Context:
The Lok Sabha passed the Merchant Shipping Bill, 2024 on August 6, 2025, amidst ongoing opposition protests. The Bill is a major step toward modernizing India’s maritime legislation and aligns with the government’s broader agenda to strengthen the blue economy and maritime governance.
Why the Bill Matters?
- Repeals the outdated Merchant Shipping Act, 1958, reducing complexity—from 561 sections to 16 parts and 325 clauses.
- Modernizes maritime law to align with global conventions (MARPOL, Wreck Removal, ILO–MLC, STCW).
- Enables India to emerge as a credible and competitive maritime hub.
Key Provisions:
1. Expanded Ownership Criteria
- Allows NRIs, OCIs, body corporates, and joint ventures to own Indian-flagged vessels.

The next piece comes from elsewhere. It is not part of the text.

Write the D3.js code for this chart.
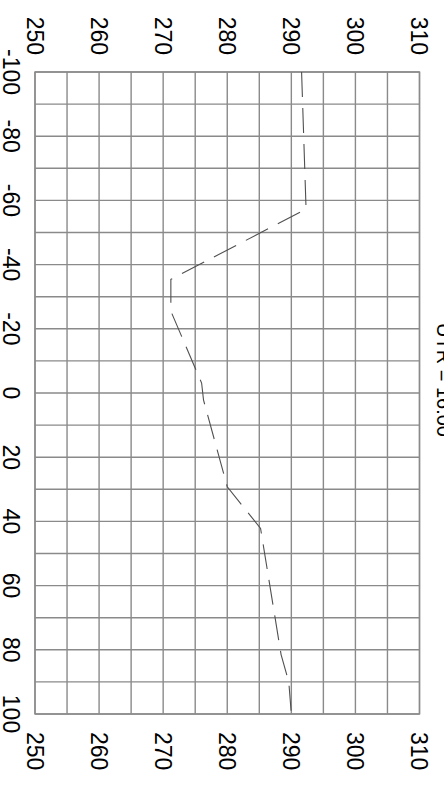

- Permits bareboat charter cum demise (BBCD) vessels to be registered before full ownership transfer.
- Helps increase Indian tonnage, cut foreign outflows, and grow the domestic fleet.
2. Detaining Stateless Vessels
- Government empowered to seize or detain vessels deemed to be without nationality within Indian waters.
3. Marine Casualty Inquiry Mechanism
- Framework for investigation of marine incidents, including pollution, ship wrecks, and emergencies.
- Enables enforcement of IMO conventions for environmental protection.
4. Seafarer Welfare & Training
- Introduces statutory obligations aligned with the Maritime Labour Convention (MLC, 2006).
- Oversees health, repatriation, skill training, and accountability of Recruitment & Placement Agencies (RPS).
- Aligns ship crew training with STCW Convention norms, boosting employability.
5. Safety, Salvage & Environmental Protection
- Adopts provisions from Nairobi Wreck Removal (2007), Salvage Convention (1989), and Bunker Oil Convention.
- Grants statutory powers for pollution control, inspection, wreck removal, and effective emergency response—critical for India’s 95% trade reliance on shipping.